2.9 Thus, also in this case the opposition division concluded that the ratio X/Y does not contribute to the solution of the problem as specified in the patent "and is not to be considered in assessing inventive step of a combination of features" and was also of the opinion that this also applied when the odor trap was restricted to one suitable for a waterless urinal.

2.10 The Board does not accept the opposition division's reasoning since, in the case of a waterless urinal, the dimension R can only be varied within a very limited range and a minimum liquid depth must be respected. As indicated in the contested patent at paragraph [0038], due to existing urinal space limitations, cylindrical traps are typically limited to a maximum diameter of about 150mm and the minimum liquid depth must typically be at least 50mm in order to meet national building code specifications.

2.11 The dimension R is not meaningless since it provides a reference point for the size of the odor trap which in practice can only lie within a restricted range. The skilled person would understand from the specification of X/R > 30% that a certain amount of the available space within the trap must be given over to providing a horizontal component of the liquid flow path. Hence, this ratio is a distinguishing constructional feature of the odor trap for waterless urinals which contributes to solving the above defined problem.

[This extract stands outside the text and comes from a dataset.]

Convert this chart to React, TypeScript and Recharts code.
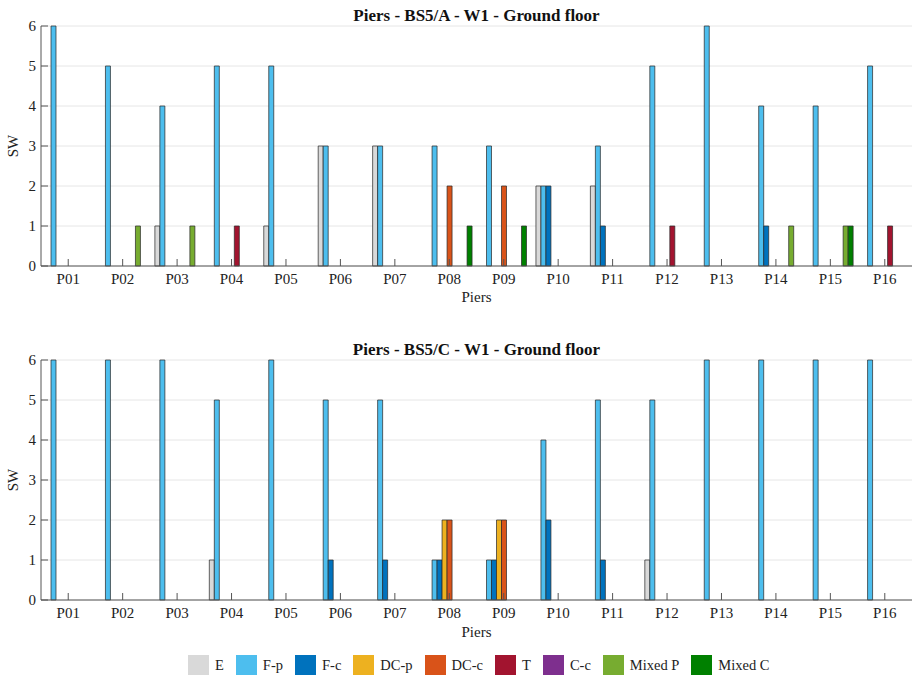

2.12 The skilled person would also be aware that waterless urinals must respect the requirements of national building codes. In particular, a minimum liquid depth of around 50mm must be provided in order to meet regulations regarding the containment of sewer gas pressure in the drain system. Taken together with the claim's requirement for there to be an entry compartment and a discharge compartment as well as for the urinal to function this means that Y cannot be << X and still meet the regulations. Consequently, paradoxical or ineffective possible ranges of X or Y fulfilling the condition X/Y > 1, but wherein the depletion of sealant is not avoided since Y is << X, as postulated by the opposition division, are excluded on any technically reasonable interpretation of the claim.

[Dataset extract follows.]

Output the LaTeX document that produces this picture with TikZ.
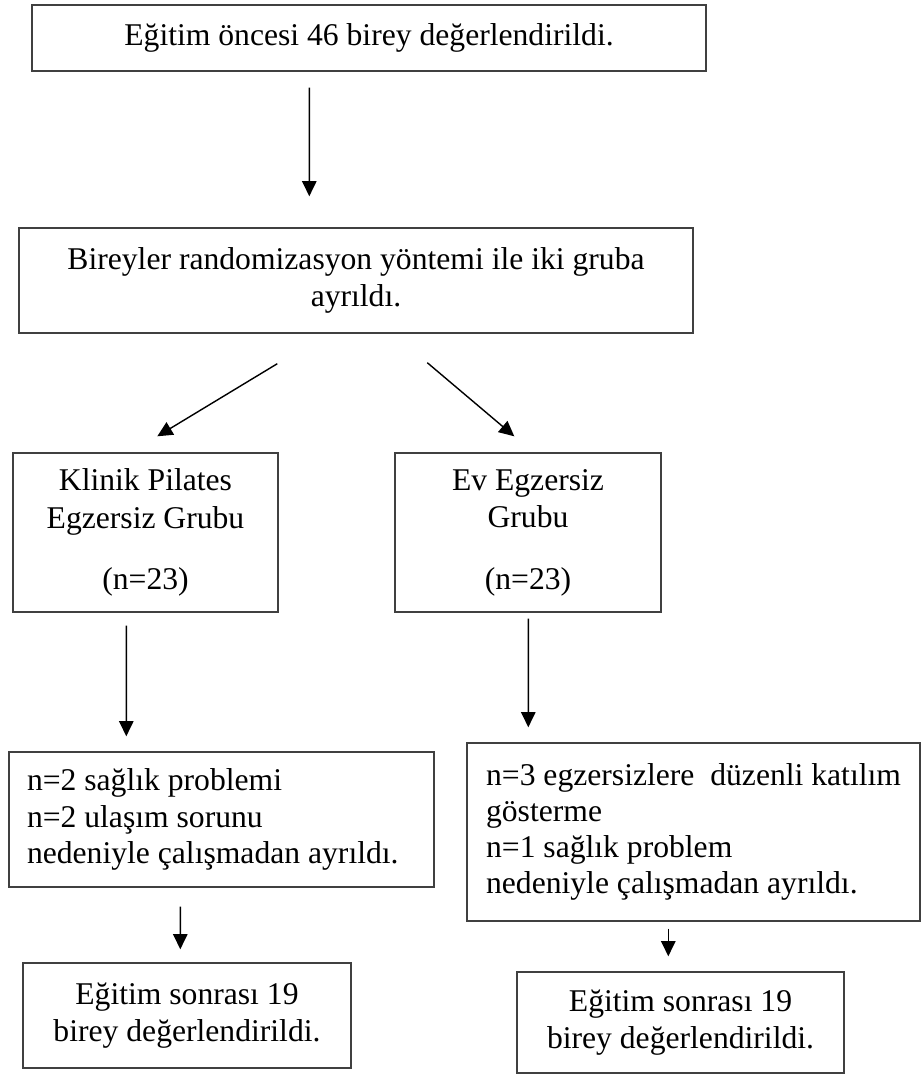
\documentclass[tikz,border=0pt]{standalone}
\usepackage{fontspec}
\setmainfont{Liberation Serif}
\usetikzlibrary{arrows.meta,positioning,calc}

\begin{document}
\begin{tikzpicture}[
    stage/.style={rectangle, draw=black!75, line width=1pt, align=center,
                  inner sep=0pt, font=\fontsize{22.5}{26.7}\selectfont},
    dropbox/.style={stage, align=flush left, inner xsep=0.45cm,
                    font=\fontsize{22.5}{25.8}\selectfont},
    arrow/.style={-{Triangle[length=0.38cm, width=0.36cm]}, line width=1pt}
]
\useasboundingbox (0,0) rectangle (23.025,-26.875);

% Before and randomisation
\node[stage, minimum width=16.85cm, minimum height=1.65cm] (pre) at (9.225,-0.95)
    {E\u{g}itim öncesi 46 birey değerlendirildi.};
\node[stage, minimum width=16.85cm, minimum height=2.625cm] (rand) at (8.9,-7.0125)
    {Bireyler randomizasyon yöntemi ile iki gruba\\ ayrıldı.};

% Groups
\node[stage, minimum width=6.625cm, minimum height=3.975cm] (klinik) at (3.6375,-13.3125)
    {Klinik Pilates\\ Egzersiz Grubu\\[0.6cm] (n=23)};
\node[stage, minimum width=6.65cm, minimum height=3.975cm] (ev) at (13.2,-13.3125)
    {Ev Egzersiz\\ Grubu\\[0.6cm] (n=23)};

% Drop-outs
\node[dropbox, text width=9.725cm, minimum height=3.375cm] (dropA) at (5.5375,-20.4875)
    {n=2 sağlık problemi\\ n=2 ulaşım sorunu\\ nedeniyle çalışmadan ayrıldı.};
\node[dropbox, align=left, minimum width=11.325cm, minimum height=4.45cm] (dropB) at (17.3375,-20.8)
    {n=3 egzersizlere~ düzenli katılım\\ gösterme\\ n=1 sağlık problem\\ nedeniyle çalışmadan ayrıldı.};

% After
\node[stage, minimum width=8.2cm, minimum height=2.625cm] (postA) at (4.675,-25.3875)
    {Eğitim sonrası 19\\ birey değerlendirildi.};
\node[stage, minimum width=8.175cm, minimum height=2.525cm] (postB) at (17.0125,-25.5625)
    {Eğitim sonrası 19\\ birey değerlendirildi.};

% Arrows
\draw[arrow] ([xshift=6.95cm, yshift=-0.4cm]pre.south west)
    -- ([xshift=7.275cm, yshift=0.775cm]rand.north west);
\draw[arrow] ([xshift=6.475cm, yshift=-0.75cm]rand.south west)
    -- ([xshift=3.625cm, yshift=0.4cm]klinik.north west);
\draw[arrow] ([xshift=10.225cm, yshift=-0.725cm]rand.south west)
    -- ([xshift=3.0cm, yshift=0.4cm]ev.north west);
\draw[arrow] ([xshift=2.85cm, yshift=-0.325cm]klinik.south west)
    -- ([xshift=2.95cm, yshift=0.375cm]dropA.north west);
\draw[arrow] ([xshift=3.35cm, yshift=-0.15cm]ev.south west)
    -- ([xshift=1.55cm, yshift=0.375cm]dropB.north west);
\draw[arrow] ([xshift=4.3cm, yshift=-0.475cm]dropA.south west)
    -- ([xshift=3.95cm, yshift=0.325cm]postA.north west);
\draw[arrow] ([xshift=5.05cm, yshift=-0.175cm]dropB.south west)
    -- ([xshift=3.8cm, yshift=0.375cm]postB.north west);

\end{tikzpicture}
\end{document}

2.13 The alleged paradoxical case in figure 2 of E22, referred to by the opposition division, is not relevant since it refers to an entirely different type of trap which is intended to form a turbulent outlet flow along the drainage pipe in order to prevent it becoming blocked with impassable matter (see column 2, lines 38 to 42). Liquid entry to the trap is provided centrally through a raised inlet pipe 32 which makes the device unsuitable for use in a urinal since splashing is inevitable. Further, no sealant layer is present and if any were provided it would immediately be washed out of the shallow water chamber 40 and away with the waste-water through the bottom outlet to the drain since there is no baffle arrangement in the sense of the contested patent.

2.14 Consequently, the ratios defined in claims 1 and 2 would clearly be understood by the skilled person as requiring that the waste liquid travels through the trap in a substantially horizontal direction. As a result the loss of sealant is prevented, or at least minimised, since there is more chance that the sealant droplets will float back to the reservoir rather than be washed down the drain.

2.15 There is no hint of an extended horizontal flow path in the cited prior art. In particular, starting out from E2, a skilled person taking into account the teaching of E4 would look to solve the problem by increasing the fluid flow path in the vertical direction since this involves less structural modification and also makes it more difficult for the liquid sealant to travel down and around the overflow pipe (17).

2.16 Affidavits and Declarations E24 to E27

2.16.1 The opposition division considered document E24 to be of relevance and admitted into the proceedings. Documents E25 to E27 do not relate to further prior art, but concern further submissions made by the appellant and the then opponents to support their respective arguments that the claimed ratios did or did not contribute to solving the technical problem. In view of this the Board considers it necessary to make some comment as to their content.

2.16.2 According to the affidavit of Mr Reese (E24), two odour traps having X/R ratios of 13% and 46.7% respectively resulted in no loss of sealant during their service life, indicating that the ratio X/R has no relevance for solving the objective problem.

2.16.3 On the other hand, according to the declaration of Dr Pugh (E26, point 10) the two ratios defined in claims 1 and 2 represent optimum points at which loss of sealant is prevented.

2.16.4 The inventor of the patent, Ditmar Gorges (or Dietmar Gorges according to E27) supplied two affidavits, namely E25 on behalf of the Appellant and E27 on behalf of the Respondent. According to E25, the claimed ratios have to be respected in order to avoid any significant sealant loss and the findings of Mr Reese (E24) contradict his own experiences. On the other hand, in E27 the reverse is stated.

2.16.5 Since the documents contradict each other, the Board can only view them as being inconclusive. In particular, taken together, they do not show that the ratios specified in claims 1 and 2 lack a technical effect which contributes towards solving the objective problem.

2.17 In conclusion, the subject-matter of claims 1 and 2 involves an inventive step and meets the requirements of Article 56 EPC.

3. Articles 100(b) and 100(c) EPC.

In its decision, the opposition division concluded that the patent discloses the invention in a manner sufficiently clear for it to be carried out by a person skilled in the art (see point 2 of the reasons), and that the patent as granted does not contain subject-matter that extends beyond the application as originally filed (point 3 of the reasons). The board sees no reason to go against these conclusions.

Order

For these reasons it is decided that:

1. The decision under appeal is set aside.

2. The case is remitted to the opposition division with the order to maintain the patent in amended form on the basis of the following documents:

- claims 1 to 22 filed as (new) main request during the oral proceedings

- description pages 1 to 8 filed during the oral proceedings

- figures 1 to 18 of the patent as granted.